Although artificial intelligence won’t replace your doctor any time soon, a new study has found that technologies such as ChatGPT could improve patients’ experience by providing responses to their healthcare questions that are more accurate and in a manner they perceive as more empathetic than answers from human doctors.
The study, appearing in JAMA Internal Medicine, compared written responses from human physicians and those from ChatGPT to real-world health questions. A panel of licensed health care professionals evaluating the responses preferred ChatGPT’s answers 79% of the time, and found them more empathetic and of higher quality.
“The demand for doctors to answer questions via electronic patient messaging these days is overwhelming, so it is not a surprise that physicians not only are experiencing burnout, but also that the quality of their answers sometimes suffers. This study is evidence that AI tools can make doctors more efficient and accurate, and patients happier and healthier,” said study co-author Mark Dredze, an associate professor of computer science at Johns Hopkins University’s Whiting School of Engineering who advised the research team on the capabilities of large language models. Dredze is also director of research for foundations of AI at the Johns Hopkins AI-X Foundry, which drives AI research and its applications in health, medicine, and safety with the goal of understanding and improving the human condition.
Study leader John W. Ayers, of the Qualcomm Institute at the University of California San Diego, says the results provide an early glimpse into the important role that AI assistants could play in healthcare.
“The opportunities for improving healthcare with AI are massive,” said Ayers, who is also vice chief of innovation in the UC San Diego School of Medicine Division of Infectious Disease and Global Public Health. “AI-augmented care is the future of medicine.”
The research team behind the study set out to answer the question: Can ChatGPT respond accurately to the types of questions that patients send to their doctors?
To obtain a large and diverse sample of healthcare questions and physician answers that did not include identifiable personal information, the team turned to Reddit’s AskDocs, a social media forum where patients publicly post medical questions to which doctors respond.
r/AskDocs is a subreddit with approximately 452,000 members who post medical questions to which verified healthcare professionals submit answers. While anyone can respond to a question, moderators verify healthcare professionals’ credentials and responses display the respondent’s level of credentials. The result is a large and diverse set of patient medical questions and accompanying answers from licensed medical professionals.
While some may wonder if question-answer exchanges posted on social media are a fair way to test this, clinical team members noted that the exchanges reflected their clinical experience.
The team randomly sampled 195 exchanges from r/AskDocs where a verified physician responded to a public question. The team then provided the original question to ChatGPT and asked it to author a response. A panel of three licensed healthcare professionals assessed each question and the corresponding responses, blinded to whether the response originated from a physician or ChatGPT. They compared responses based on information quality and empathy, noting which one they preferred.

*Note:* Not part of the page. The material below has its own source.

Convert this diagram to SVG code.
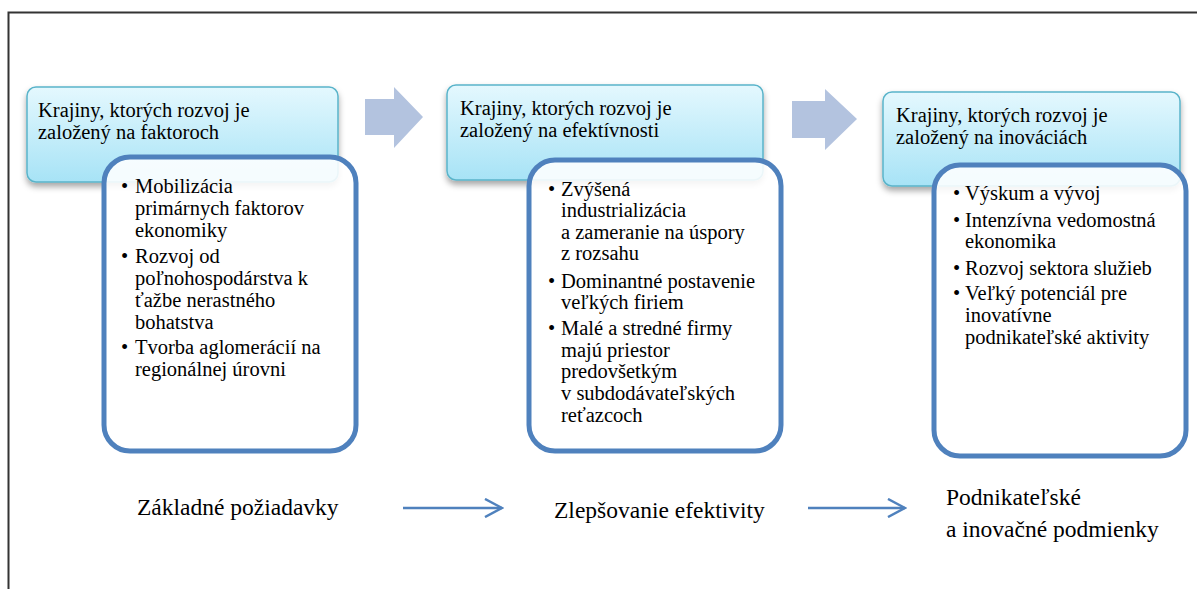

The result? The panel of healthcare professional evaluators preferred ChatGPT responses to physician responses almost 80% of the time.
“ChatGPT messages responded with nuanced and accurate information that often addressed more aspects of the patients’ questions than the physicians’ responses,” said study co-author Jessica Kelley, a nurse practitioner with San Diego firm Human Longevity.
Additionally, ChatGPT responses were rated significantly higher in quality than physician responses: Good or very good quality responses were 3.6 times higher for ChatGPT than physicians (physicians 22.1% versus ChatGPT 78.5%). The responses were also more empathic: Empathetic or very empathetic responses were 9.8 times higher for ChatGPT than for physicians (physicians 4.6% versus ChatGPT 45.1%).
“There have been several studies showing that these AI models can pass medical licensing questions, but that doesn’t mean they would provide good answers to questions from real people. This study shows that they can,” Dredze says. “We aren’t proposing that we build AI doctors, but our results suggest that doctors could be more effective when aided by AI.”
Aaron Goodman, an associate clinical professor at UC San Diego School of Medicine and study co-author, says, “I never imagined saying this, but ChatGPT is a prescription I’d like to give to my inbox. The tool will transform the way I support my patients.”
In addition to improving workflow, investments into AI assistant messaging could impact patient health and physician performance, the study authors say.
“We could use these technologies to train doctors in patient-centered communication, eliminate health disparities suffered by minority populations who often seek healthcare via messaging, build new medical safety systems, and assist doctors by delivering higher quality and more efficient care,” says Dredze. “When doctors are overwhelmed, empathy for their patients can be the first thing to go. But empathy is critical in care: A patient doesn’t listen to a doctor if they don’t feel heard. This study is evidence that AI could help doctors maintain empathetic and accurate communication with their patients.”